The campout at Confederation Park culminates with a barbecue and concert on Wednesday evening, all of it free and open to the public.

“There’s a lack of action by the provincial and federal governments,” said Don Fraser, president of the Hamilton and District Labour Council, citing the toll that the closure of U. S. Steel is having on families throughout the city.

“I think it’s a shame that when we’ve got Stelco Hilton Works shut down, Lake Erie Works shut down, there’s been six boatloads of imported, foreign steel that’s come into Hamilton Harbour and been unloaded at the docks here,” he told a press conference.

“There’s no politician at any level that has been raising this issue,” he charged. “If we don’t make that an issue, why would they start up any of the shut-down steel plants when they can bring in imported steel into this country?”

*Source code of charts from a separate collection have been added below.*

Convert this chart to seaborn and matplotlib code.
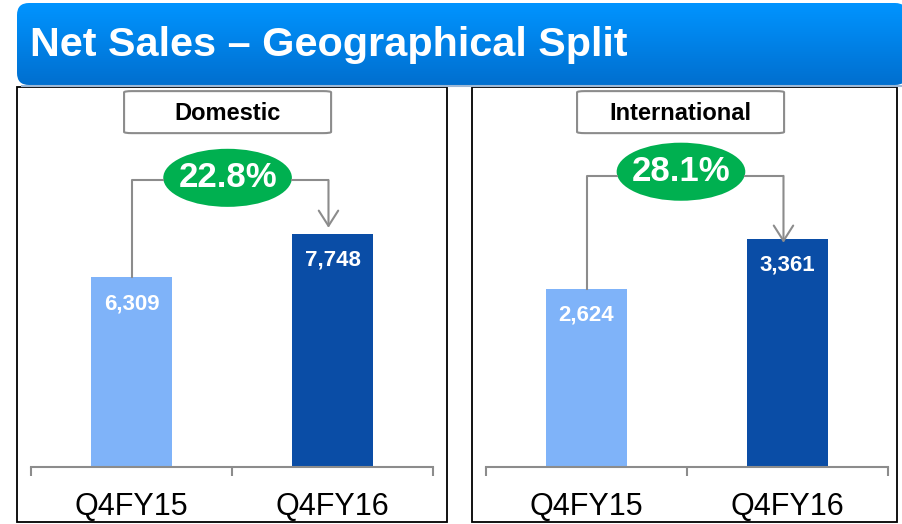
import numpy as np
import matplotlib
matplotlib.use("Agg")
import matplotlib.pyplot as plt
import seaborn as sns
from matplotlib.patches import Ellipse, FancyBboxPatch, Rectangle
from matplotlib.colors import LinearSegmentedColormap

# data
quarters = ["Q4FY15", "Q4FY16"]
domestic = [6309, 7748]
international = [2624, 3361]
growth = ["22.8%", "28.1%"]
panel_titles = ["Domestic", "International"]
title = "Net Sales – Geographical Split"

light_blue = "#7FB3F9"
dark_blue = "#0A4DA6"
green = "#00B050"
grey = "#8C8C8C"

plt.rcParams["font.family"] = ["Liberation Sans", "DejaVu Sans"]

fig = plt.figure(figsize=(9.02, 5.24), dpi=100)
fig.patch.set_facecolor("white")

# background layer in pixel coordinates: banner + panel frames
bg = fig.add_axes([0, 0, 1, 1], zorder=0)
bg.axis("off")
banner = FancyBboxPatch((17, 3), 890, 82, boxstyle="round,pad=0,rounding_size=12",
                        linewidth=0, facecolor="none")
bg.add_patch(banner)
cmap = LinearSegmentedColormap.from_list("banner", ["#0094FF", "#006FCF"])
im = bg.imshow(np.linspace(0, 1, 100).reshape(-1, 1), cmap=cmap, aspect="auto",
               extent=(17, 907, 85, 3), origin="upper")
im.set_clip_path(banner)
bg.plot([22, 902], [86, 86], color="#9DB8D6", lw=1.5)
bg.text(30, 45, title, color="white", fontsize=29.8, fontweight="bold", va="center", ha="left")
for x0, x1 in [(17, 447), (472, 897)]:
    bg.add_patch(Rectangle((x0, 87), x1 - x0, 435, fill=False, edgecolor="black", lw=1.3))
bg.set_xlim(0, 902)
bg.set_ylim(524, 0)

panels = [
    dict(values=domestic, left=31, top=12700, level=0.751, ell=(0.478, 0.757), box_x=0.478, tip=0.016),
    dict(values=international, left=486, top=5630, level=0.762, ell=(0.470, 0.773), box_x=0.468, tip=-0.010),
]

for i, p in enumerate(panels):
    ax = fig.add_axes([p["left"] / 902, 57 / 524, 402 / 902, 382 / 524], zorder=1)
    ax.set_facecolor("none")
    vals = p["values"]
    top = p["top"]
    sns.barplot(x=quarters, y=vals, hue=quarters, palette=[light_blue, dark_blue],
                width=0.4, saturation=1, legend=False, ax=ax)
    ax.set_xlim(-0.5, 1.5)
    ax.set_ylim(0, top)
    ax.set_xlabel("")
    ax.set_ylabel("")
    ax.set_yticks([])
    for s in ["left", "right", "top"]:
        ax.spines[s].set_visible(False)
    ax.spines["bottom"].set_color(grey)
    ax.spines["bottom"].set_linewidth(1.5)
    ax.set_xticks([-0.5, 0.5, 1.5], minor=True)
    ax.tick_params(axis="x", which="minor", length=6.5, width=1.5, color=grey, direction="out")
    ax.tick_params(axis="x", which="major", length=0, pad=18, labelsize=22, labelcolor="black")

    # value labels inside bars
    for j, v in enumerate(vals):
        ax.annotate(f"{v:,}", (j, v), xytext=(0, -19), textcoords="offset points",
                    ha="center", va="center", color="white", fontsize=16, fontweight="bold")

    # category box
    bw, bh = 1.03, 0.11 * top
    bx, by = p["box_x"], 0.929 * top
    ax.add_patch(FancyBboxPatch((bx - bw / 2, by - bh / 2), bw, bh,
                                boxstyle="round,pad=0,rounding_size=0.04", mutation_aspect=top / 12,
                                facecolor="white", edgecolor=grey, lw=1.5, clip_on=False))
    ax.text(bx, by - 0.004 * top, panel_titles[i], ha="center", va="center", fontsize=17, fontweight="bold")

    # growth connector
    lvl = p["level"] * top
    ex, ey = p["ell"]
    ew, eh = 0.64, 0.152 * top
    ax.plot([0, 0, ex - ew / 2], [vals[0], lvl, lvl], color=grey, lw=1.5, clip_on=False)
    ax.plot([ex + ew / 2, 0.98], [lvl, lvl], color=grey, lw=1.5, clip_on=False)
    ax.annotate("", xy=(0.98, vals[1] + p["tip"] * top), xytext=(0.98, lvl),
                arrowprops=dict(arrowstyle="->,head_length=1.1,head_width=0.7", color=grey,
                                lw=1.5, shrinkA=0, shrinkB=0))
    ax.add_patch(Ellipse((ex, ey * top), ew, eh, facecolor=green, edgecolor="none", clip_on=False))
    ax.text(ex, ey * top, growth[i], ha="center", va="center", color="white",
            fontsize=25, fontweight="bold")

fig.savefig("out.png", dpi=100)
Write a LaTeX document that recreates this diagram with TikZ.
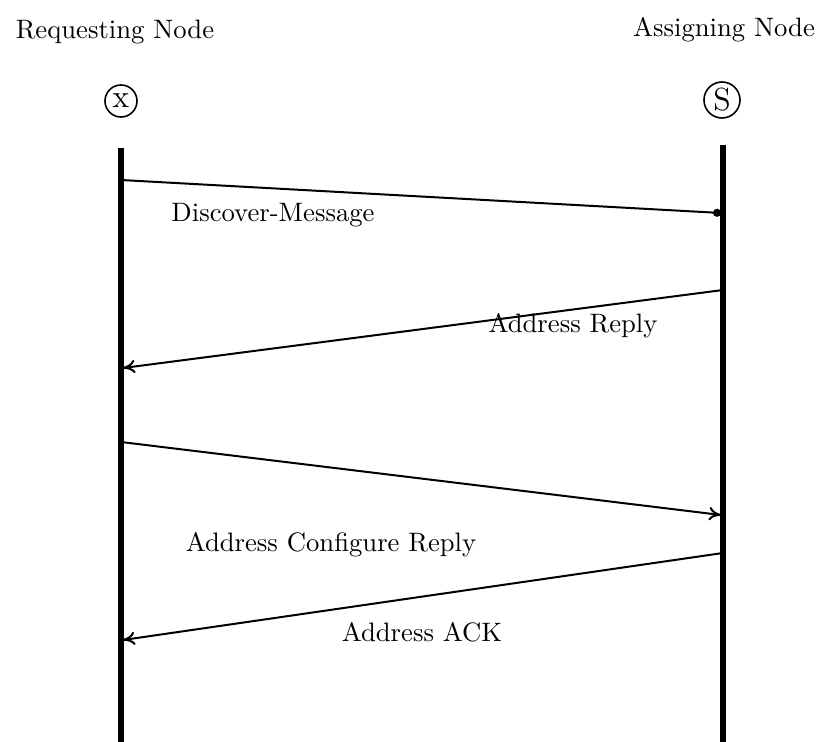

Deirdre Pike, a social planner with the Social Planning and Research Council of Hamilton and chair of a local anti-poverty group, said government action is needed before more people in the city slip into the ranks of the poor.

Those living on employment insurance face a grim future because most jobs don’t pay enough to live on and social assistance rates are too low, she said.

“They’ll be living in poverty before you know it,” Ms. Pike said. “The reality is it would be better if we could stop it at this end and keep good jobs, and we need to have people that are not in precarious work making less than a living wage,” she said.

“The kinds of jobs that Hamilton has been able to offer in the past were manufacturing jobs that were good jobs, with benefits, that were union-supported jobs. And now folks are struggling, fighting over the bottom, trying to get into Tim Hortons, for Pete’s sake.”

Tony DePaulo, area co-ordinator for the United Steelworkers of America, said the caravan hopes to give voice to the unemployed to make Ottawa and Queen’s Park understand the impact of U. S. Steel’s shutdown and policies like free trade.